Currently reading: Seat's Altea breaks cover

This is the first official glimpse of Seat’s answer to the Ford Focus C-Max: the Altea. It’s due to hit UK showrooms in July with prices starting at around £13,000.

Seat has decided to call its midi-MPV five-seater a Multi Sports Vehicle, and the looks have been toned down slightly from the MPV-cum-hatchback concept pictured here, and presented at last year’s Frankfurt Motor Show.
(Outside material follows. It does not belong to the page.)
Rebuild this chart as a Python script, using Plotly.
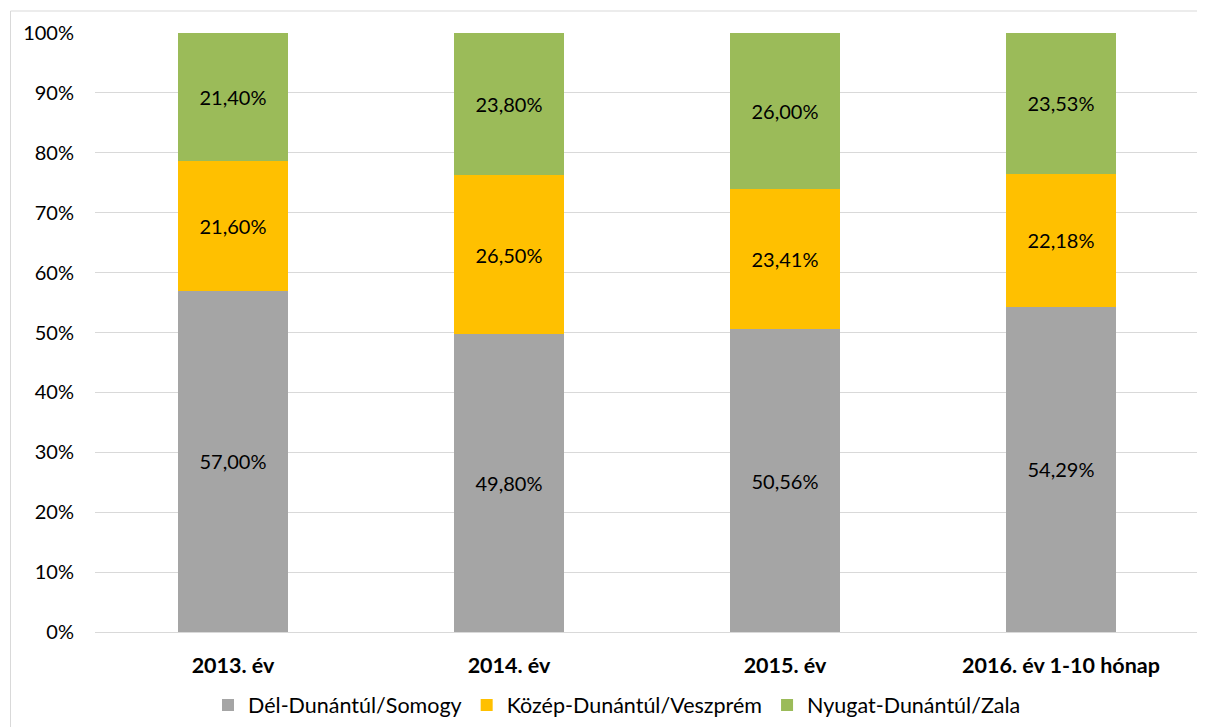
import plotly.graph_objects as go

categories = ["2013. év", "2014. év", "2015. év", "2016. év 1-10 hónap"]
del_dunantul = [57.00, 49.80, 50.56, 54.29]
kozep_dunantul = [21.60, 26.50, 23.41, 22.18]
nyugat_dunantul = [21.40, 23.80, 26.00, 23.53]
series_names = ["Dél-Dunántúl/Somogy", "Közép-Dunántúl/Veszprém", "Nyugat-Dunántúl/Zala"]
colors = ["#A5A5A5", "#FFC000", "#9BBB59"]
y_ticks = [0, 10, 20, 30, 40, 50, 60, 70, 80, 90, 100]

FONT = "Lato"
OFF = 8  # default body margin of the page

def fmt(v):
    return f"{v:.2f}".replace(".", ",") + "%"

fig = go.Figure()
for name, vals, col in zip(series_names, [del_dunantul, kozep_dunantul, nyugat_dunantul], colors):
    fig.add_trace(go.Bar(
        x=categories, y=vals, name=name, marker_color=col, marker_line_width=0,
        text=[fmt(v) for v in vals], textposition="inside", insidetextanchor="middle",
        textfont=dict(family=FONT, size=20, color="#000000"), textangle=0,
        hoverinfo="skip",
    ))

L, T, PW, PH = 95 - OFF, 33 - OFF, 1104, 599
W, H = 1205 - OFF, 727 - OFF

fig.update_layout(
    barmode="stack", barnorm="percent", bargap=0.6,
    width=W, height=H,
    margin=dict(l=L, r=W - L - PW, t=T, b=H - T - PH, autoexpand=False),
    paper_bgcolor="white", plot_bgcolor="white",
    font=dict(family=FONT, size=20, color="#000000"),
    legend=dict(orientation="h", x=(617 - 95) / PW, xanchor="center",
                y=(632 - 705) / PH, yanchor="middle",
                font=dict(family=FONT, size=21.5, color="#000000"), traceorder="normal",
                itemwidth=30, itemsizing="constant"),
    xaxis=dict(showgrid=False, showline=True, linecolor="#D9D9D9", linewidth=1,
               ticks="", tickfont=dict(family=FONT, size=21.5, weight="bold"),
               ticklabelstandoff=14, zeroline=False),
    yaxis=dict(range=[0, 100], tickvals=y_ticks, ticktext=[f"{t}%" for t in y_ticks],
               showgrid=True, gridcolor="#D9D9D9", gridwidth=1, zeroline=False,
               showline=False, ticks="", ticklabelstandoff=20,
               tickfont=dict(family=FONT, size=20)),
    shapes=[dict(type="rect", xref="paper", yref="paper",
                 x0=(10.5 - 95) / PW, x1=(1215 - 95) / PW,
                 y0=(632 - 740) / PH, y1=(632 - 11) / PH,
                 line=dict(color="#D9D9D9", width=1), fillcolor="rgba(0,0,0,0)", layer="below")],
)

fig.write_html("out.html")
Gone are the hidden rear door handles – and hence the coupé look – and pronounced spoiler, while 16in alloy wheels replace the concept’s 19in items. Deeper windows and a raised tail give a more conventional, less sporty style, but it’s still handsome for an MPV, as you can see from our gallery pictures.

Walter de’Silva’s strong design cues, such as the prominent grille, sleek headlamps and deep swage line along the flanks, will feature in all future Seat models.

Other features carried over from the concept include the deep air dam with honeycomb grille and innovative vertically parking wipers, which hide in pockets in the A-pillars. Conventional seats aside, the cabin remains largely unchanged, retaining the distinctive three-dial binnacle and substantial centre console.

Like the new Skoda Octavia, the Altea shares the PQ35 platform from the latest VW Golf. That means multi-link rear suspension in place of the Leon’s beam axle and electro-mechanical steering, both of which should aid Seat in its quest to make the Altea sporty as well as practical.

The engine range will be headed by the Volkswagen group’s new 148bhp 2.0 FSI petrol and 138bhp 2.0 16-valve turbodiesel, both with standard six-speed manual transmission. The top-spec petrol will also be available with a six-speed Tiptronic automatic and the 138bhp diesel will be offered with the superb six-speed DSG dual-clutch sequential transmission first seen in the Audi TT.

From launch, they will be joined by a 104bhp 1.9 TDi and 101bhp 1.6 petrol, though a hot 200bhp Cupra version – sharing the new Golf GTi’s turbocharged 2.0 FSI engine – is expected to follow in around 12 months’ time. Also under consideration, but as yet unconfirmed, is a more rugged-looking four-wheel-drive crossover version.

Production of the Altea is due to begin at Seat’s Martorell factory in Barcelona, Spain, in the spring, after the car’s official launch at the Geneva Motor Show in March.